**WHAT YOU WILL DO**. Only the lines from the start of the data through the line containing "import numpy as np" should be written out, exactly as they are, with both ends included and the pictures left out.

* begin DATASET EXTRACT *

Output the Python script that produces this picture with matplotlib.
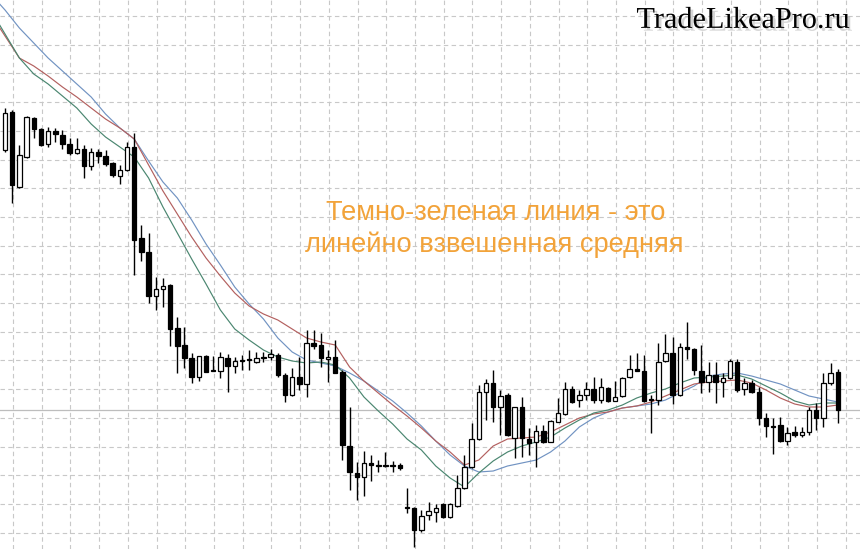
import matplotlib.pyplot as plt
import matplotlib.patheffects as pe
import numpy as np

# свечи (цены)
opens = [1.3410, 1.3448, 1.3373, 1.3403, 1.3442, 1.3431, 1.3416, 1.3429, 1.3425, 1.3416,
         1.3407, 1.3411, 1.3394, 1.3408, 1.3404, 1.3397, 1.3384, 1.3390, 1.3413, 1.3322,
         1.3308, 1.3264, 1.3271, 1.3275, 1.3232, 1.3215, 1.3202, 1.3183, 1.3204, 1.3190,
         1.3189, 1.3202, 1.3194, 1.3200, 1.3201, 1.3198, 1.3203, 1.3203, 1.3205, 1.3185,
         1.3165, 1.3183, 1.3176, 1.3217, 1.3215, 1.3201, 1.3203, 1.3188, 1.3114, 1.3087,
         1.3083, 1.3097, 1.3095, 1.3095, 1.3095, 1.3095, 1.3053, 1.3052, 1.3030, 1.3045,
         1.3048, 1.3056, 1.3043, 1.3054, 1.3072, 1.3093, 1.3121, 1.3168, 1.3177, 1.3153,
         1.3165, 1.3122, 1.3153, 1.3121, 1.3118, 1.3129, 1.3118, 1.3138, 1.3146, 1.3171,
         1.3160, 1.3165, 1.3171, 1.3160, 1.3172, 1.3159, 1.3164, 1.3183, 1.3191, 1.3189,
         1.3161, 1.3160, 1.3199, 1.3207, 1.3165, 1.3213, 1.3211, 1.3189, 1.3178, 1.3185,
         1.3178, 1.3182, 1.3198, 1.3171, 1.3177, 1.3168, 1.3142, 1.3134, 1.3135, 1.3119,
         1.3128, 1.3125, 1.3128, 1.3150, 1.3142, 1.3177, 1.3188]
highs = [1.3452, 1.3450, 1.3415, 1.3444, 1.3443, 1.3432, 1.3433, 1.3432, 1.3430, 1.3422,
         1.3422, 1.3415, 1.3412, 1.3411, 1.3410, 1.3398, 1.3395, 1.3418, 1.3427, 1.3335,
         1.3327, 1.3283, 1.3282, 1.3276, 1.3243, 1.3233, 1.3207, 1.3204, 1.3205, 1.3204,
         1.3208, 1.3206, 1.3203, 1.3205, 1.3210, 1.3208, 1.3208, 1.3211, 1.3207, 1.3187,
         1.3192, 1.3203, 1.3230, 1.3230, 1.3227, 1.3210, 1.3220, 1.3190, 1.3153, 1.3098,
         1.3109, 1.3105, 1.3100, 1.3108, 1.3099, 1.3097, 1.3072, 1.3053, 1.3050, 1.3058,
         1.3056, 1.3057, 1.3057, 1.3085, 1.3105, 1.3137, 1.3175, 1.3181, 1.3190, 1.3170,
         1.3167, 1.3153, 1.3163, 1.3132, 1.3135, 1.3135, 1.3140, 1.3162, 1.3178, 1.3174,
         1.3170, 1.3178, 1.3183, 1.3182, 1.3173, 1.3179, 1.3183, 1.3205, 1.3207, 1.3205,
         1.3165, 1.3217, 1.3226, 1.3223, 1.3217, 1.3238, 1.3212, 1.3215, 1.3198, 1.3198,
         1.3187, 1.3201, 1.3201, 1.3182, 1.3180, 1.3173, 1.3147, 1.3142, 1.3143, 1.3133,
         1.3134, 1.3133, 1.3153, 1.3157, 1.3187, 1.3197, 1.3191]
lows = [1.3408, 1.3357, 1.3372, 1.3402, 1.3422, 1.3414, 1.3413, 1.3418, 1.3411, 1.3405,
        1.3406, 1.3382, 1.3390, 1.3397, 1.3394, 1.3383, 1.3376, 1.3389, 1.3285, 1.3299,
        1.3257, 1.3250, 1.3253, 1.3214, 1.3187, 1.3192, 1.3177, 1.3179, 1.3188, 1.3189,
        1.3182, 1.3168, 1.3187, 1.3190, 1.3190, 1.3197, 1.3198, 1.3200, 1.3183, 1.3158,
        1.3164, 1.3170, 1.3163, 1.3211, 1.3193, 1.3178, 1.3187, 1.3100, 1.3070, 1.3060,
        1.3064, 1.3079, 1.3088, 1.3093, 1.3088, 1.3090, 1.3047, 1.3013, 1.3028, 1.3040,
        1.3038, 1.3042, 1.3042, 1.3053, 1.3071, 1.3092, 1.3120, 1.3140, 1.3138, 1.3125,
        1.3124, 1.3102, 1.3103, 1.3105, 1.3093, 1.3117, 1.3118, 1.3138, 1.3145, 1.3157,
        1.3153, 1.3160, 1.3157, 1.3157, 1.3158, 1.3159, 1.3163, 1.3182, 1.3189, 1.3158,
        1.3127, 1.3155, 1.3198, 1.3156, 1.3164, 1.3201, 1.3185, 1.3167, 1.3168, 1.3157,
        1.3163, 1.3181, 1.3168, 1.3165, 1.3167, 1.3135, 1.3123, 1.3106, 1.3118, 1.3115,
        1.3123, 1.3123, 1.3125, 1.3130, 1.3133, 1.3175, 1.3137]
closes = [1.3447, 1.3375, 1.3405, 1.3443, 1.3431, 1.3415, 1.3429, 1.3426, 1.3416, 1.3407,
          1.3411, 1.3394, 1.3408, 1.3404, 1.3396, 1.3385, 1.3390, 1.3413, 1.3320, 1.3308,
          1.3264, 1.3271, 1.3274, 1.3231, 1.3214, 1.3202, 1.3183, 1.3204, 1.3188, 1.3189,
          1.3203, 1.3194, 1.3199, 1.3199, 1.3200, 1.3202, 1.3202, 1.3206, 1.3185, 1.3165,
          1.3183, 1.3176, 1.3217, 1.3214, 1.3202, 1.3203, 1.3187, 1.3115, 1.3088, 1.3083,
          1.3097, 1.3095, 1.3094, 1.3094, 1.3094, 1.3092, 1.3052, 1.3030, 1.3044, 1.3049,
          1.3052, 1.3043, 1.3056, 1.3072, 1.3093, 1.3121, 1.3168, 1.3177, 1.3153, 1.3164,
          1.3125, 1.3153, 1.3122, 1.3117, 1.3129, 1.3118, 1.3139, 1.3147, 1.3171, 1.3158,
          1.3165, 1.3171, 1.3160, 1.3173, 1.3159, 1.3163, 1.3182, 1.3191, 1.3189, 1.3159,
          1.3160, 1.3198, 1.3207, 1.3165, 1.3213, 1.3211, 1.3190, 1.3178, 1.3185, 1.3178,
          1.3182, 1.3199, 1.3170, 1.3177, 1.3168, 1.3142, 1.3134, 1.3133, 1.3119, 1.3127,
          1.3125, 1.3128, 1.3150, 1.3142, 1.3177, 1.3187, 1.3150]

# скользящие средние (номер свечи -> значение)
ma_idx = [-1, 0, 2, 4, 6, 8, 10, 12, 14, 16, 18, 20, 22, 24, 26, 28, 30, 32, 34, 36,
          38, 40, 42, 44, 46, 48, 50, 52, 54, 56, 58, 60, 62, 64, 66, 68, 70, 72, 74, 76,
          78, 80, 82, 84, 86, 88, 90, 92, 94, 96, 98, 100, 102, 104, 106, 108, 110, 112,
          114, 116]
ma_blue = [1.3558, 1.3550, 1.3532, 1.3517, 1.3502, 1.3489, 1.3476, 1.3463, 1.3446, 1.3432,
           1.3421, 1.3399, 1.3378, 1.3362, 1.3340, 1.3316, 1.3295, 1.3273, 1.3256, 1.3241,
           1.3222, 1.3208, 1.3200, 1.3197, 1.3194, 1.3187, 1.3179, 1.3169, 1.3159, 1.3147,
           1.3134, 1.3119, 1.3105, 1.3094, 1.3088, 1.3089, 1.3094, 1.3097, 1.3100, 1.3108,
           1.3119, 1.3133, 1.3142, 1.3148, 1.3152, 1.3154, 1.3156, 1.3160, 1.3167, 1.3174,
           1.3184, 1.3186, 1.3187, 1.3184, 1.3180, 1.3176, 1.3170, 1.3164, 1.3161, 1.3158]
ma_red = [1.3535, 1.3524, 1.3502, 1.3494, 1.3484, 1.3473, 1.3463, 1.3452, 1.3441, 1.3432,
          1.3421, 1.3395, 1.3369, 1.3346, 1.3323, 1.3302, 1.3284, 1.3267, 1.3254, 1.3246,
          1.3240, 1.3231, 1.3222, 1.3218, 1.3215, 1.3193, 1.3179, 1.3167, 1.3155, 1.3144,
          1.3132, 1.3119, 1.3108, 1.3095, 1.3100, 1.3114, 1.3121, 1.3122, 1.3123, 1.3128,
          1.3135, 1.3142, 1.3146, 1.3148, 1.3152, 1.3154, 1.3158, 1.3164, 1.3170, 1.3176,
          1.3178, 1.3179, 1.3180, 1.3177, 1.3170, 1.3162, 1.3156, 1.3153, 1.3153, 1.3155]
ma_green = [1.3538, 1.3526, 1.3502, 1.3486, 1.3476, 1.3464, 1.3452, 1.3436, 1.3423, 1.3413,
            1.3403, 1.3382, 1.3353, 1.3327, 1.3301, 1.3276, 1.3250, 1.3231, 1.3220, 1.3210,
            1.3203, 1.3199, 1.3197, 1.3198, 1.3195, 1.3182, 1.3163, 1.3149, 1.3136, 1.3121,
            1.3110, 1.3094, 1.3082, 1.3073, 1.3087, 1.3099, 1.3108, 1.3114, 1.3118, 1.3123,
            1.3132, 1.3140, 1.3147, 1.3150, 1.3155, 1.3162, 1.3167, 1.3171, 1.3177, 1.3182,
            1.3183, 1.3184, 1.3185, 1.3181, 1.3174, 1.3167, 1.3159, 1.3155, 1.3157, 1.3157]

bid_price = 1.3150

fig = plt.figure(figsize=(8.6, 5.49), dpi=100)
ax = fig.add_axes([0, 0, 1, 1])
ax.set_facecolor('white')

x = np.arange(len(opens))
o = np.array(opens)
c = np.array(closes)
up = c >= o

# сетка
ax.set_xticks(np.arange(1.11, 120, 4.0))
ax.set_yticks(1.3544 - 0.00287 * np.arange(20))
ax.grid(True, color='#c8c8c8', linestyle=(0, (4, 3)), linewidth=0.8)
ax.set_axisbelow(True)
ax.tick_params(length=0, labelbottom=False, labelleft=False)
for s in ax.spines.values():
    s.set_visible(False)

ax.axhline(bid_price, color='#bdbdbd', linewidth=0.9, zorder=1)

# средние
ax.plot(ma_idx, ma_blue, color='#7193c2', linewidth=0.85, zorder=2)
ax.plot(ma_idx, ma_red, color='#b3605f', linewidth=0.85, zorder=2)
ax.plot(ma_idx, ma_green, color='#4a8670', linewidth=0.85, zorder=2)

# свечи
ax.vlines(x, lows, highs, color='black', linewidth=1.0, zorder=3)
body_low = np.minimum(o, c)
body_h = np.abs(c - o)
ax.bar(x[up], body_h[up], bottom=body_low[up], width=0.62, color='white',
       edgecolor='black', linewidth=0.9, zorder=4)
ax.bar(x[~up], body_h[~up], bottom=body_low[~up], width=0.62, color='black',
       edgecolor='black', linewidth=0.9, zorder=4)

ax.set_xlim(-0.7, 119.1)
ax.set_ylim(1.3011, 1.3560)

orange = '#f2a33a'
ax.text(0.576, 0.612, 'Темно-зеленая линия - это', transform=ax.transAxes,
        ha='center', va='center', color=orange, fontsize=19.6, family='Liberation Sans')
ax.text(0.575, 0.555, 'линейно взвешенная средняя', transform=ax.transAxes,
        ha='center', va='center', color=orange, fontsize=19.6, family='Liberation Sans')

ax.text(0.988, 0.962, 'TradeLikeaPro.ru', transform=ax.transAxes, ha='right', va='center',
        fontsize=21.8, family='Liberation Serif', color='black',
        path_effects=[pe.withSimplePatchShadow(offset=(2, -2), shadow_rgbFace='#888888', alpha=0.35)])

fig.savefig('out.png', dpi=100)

* end DATASET EXTRACT *

**SOLUTION BELOW**.
Output the Python script that produces this picture with matplotlib.
import matplotlib.pyplot as plt
import matplotlib.patheffects as pe
import numpy as np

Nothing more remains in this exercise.